Vivarini is the surname of a family of painters from Murano (Venice), who produced a great quantity of work in Venice and its neighborhood in the 15th century, leading on to that phase of the school which is represented by Carpaccio and the Bellini family.

- Antonio Vivarini (Antonio of Murano) was probably the earliest of this family. He came from the school of Andrea da Murano, and his works show the influence of Gentile da Fabriano. The earliest known date of a picture of his, an altarpiece in the Venetian academy, is 1440; the latest, in the Lateran museum, 1464, but he appears to have been alive in 1470. He worked in company with a certain "Joannes de Alemania", who has been (with considerable doubt) regarded as a brother (Giovanni of Murano), but no trace of this painter exists of a date later than 1447. After 1447 Antonio painted either alone or in combination with his younger brother Bartolomeo. The works of Antonio are well drawn for their epoch, with a certain noticeable degree of softness, and with good flesh and other tints. Three of his principal paintings are the Virgin Enthroned with the Four Doctors of the Church, the Coronation of the Virgin and SS Peter and Jerome. The first two (in which Giovanni cooperated) are in the Venetian Accademia, the third in the National Gallery, London. This gallery contains also specimens of the two following painters.
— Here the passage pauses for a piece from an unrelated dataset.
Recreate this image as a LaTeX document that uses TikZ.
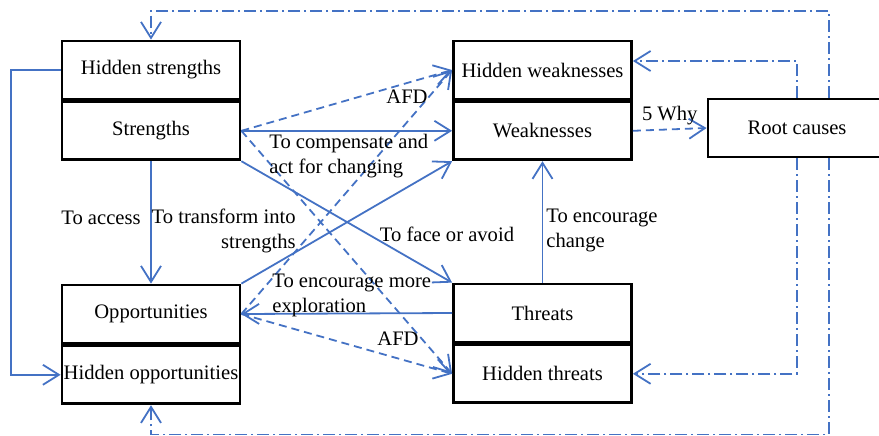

- Bartolomeo Vivarini is known to have worked from 1450 to 1499. He learned oil painting from Antonello da Messina, and is said to have produced, in 1473, the first oil picture done in Venice. This is in the church of San Giovanni e Paolo, a large altarpiece in nine divisions, representing Augustine and other saints. Most of his works, however, including one in the National Gallery, are in tempera. His outline is always hard, and his color good; the figures have much dignified and devout expression. As vivarino means in Italian a goldfinch, he sometimes drew a goldfinch as the signature of his pictures.
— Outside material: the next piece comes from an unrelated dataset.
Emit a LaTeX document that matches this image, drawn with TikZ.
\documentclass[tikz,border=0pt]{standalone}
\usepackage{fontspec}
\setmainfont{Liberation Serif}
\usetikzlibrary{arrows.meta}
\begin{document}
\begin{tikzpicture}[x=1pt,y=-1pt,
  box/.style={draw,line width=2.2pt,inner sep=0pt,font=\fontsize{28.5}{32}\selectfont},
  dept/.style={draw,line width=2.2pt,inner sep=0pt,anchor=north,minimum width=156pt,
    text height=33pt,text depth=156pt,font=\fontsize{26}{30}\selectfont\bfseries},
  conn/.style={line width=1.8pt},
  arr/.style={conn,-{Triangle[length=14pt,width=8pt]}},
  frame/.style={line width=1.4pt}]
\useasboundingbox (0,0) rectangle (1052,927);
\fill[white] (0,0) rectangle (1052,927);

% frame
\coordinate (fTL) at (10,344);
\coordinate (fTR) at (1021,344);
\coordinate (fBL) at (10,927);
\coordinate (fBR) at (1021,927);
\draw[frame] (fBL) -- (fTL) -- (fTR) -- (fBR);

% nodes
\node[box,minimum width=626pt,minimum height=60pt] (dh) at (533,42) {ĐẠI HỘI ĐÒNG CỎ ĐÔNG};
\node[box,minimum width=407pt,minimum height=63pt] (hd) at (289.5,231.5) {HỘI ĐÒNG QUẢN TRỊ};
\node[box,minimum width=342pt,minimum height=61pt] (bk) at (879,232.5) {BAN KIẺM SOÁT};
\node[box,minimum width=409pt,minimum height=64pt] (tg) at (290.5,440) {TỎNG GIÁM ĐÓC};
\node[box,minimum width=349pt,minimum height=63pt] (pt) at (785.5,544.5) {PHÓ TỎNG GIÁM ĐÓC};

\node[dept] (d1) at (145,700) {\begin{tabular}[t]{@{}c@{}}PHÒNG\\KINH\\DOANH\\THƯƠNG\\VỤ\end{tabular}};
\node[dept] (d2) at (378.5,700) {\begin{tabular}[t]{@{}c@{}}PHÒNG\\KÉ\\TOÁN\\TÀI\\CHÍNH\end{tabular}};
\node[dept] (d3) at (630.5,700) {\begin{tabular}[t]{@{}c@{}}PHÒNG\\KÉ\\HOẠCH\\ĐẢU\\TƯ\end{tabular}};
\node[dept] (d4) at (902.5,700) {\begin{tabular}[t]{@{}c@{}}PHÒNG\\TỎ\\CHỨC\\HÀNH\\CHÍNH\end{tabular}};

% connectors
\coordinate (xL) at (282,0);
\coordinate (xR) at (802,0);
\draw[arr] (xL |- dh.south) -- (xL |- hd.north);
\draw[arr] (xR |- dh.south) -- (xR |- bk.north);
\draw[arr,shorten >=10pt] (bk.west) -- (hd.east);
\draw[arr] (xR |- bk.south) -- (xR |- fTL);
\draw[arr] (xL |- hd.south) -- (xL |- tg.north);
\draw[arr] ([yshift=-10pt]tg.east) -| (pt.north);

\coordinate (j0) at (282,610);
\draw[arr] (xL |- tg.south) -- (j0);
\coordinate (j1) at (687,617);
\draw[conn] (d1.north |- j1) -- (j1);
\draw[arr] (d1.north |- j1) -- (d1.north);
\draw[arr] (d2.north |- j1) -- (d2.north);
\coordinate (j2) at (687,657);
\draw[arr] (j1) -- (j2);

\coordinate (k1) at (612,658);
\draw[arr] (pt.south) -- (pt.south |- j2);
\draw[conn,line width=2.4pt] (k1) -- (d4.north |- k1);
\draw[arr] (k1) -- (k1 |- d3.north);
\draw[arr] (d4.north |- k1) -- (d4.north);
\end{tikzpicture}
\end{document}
- Luigi or Alvise Vivarini, born c. 1446, painted from 1475 until his death in 1502. It has sometimes been supposed that, besides the Luigi who was the latest of this pictorial family, there had also been another Luigi who was the earliest, this supposition being founded on the fact that one picture is signed with the name, with the date 1414. There is good ground, however, for considering this date to be a forgery of a later time. The works of Luigi show an advance on those of his predecessors, and some of them are productions of high attainment; one of the best was executed for the Scuola di San Girolamo in Venice, representing the saint caressing his lion, and some monks decamping in terror. Other works by him are in Treviso and in Milan. He painted some remarkable portraits. Marco Basaiti was one of his pupils.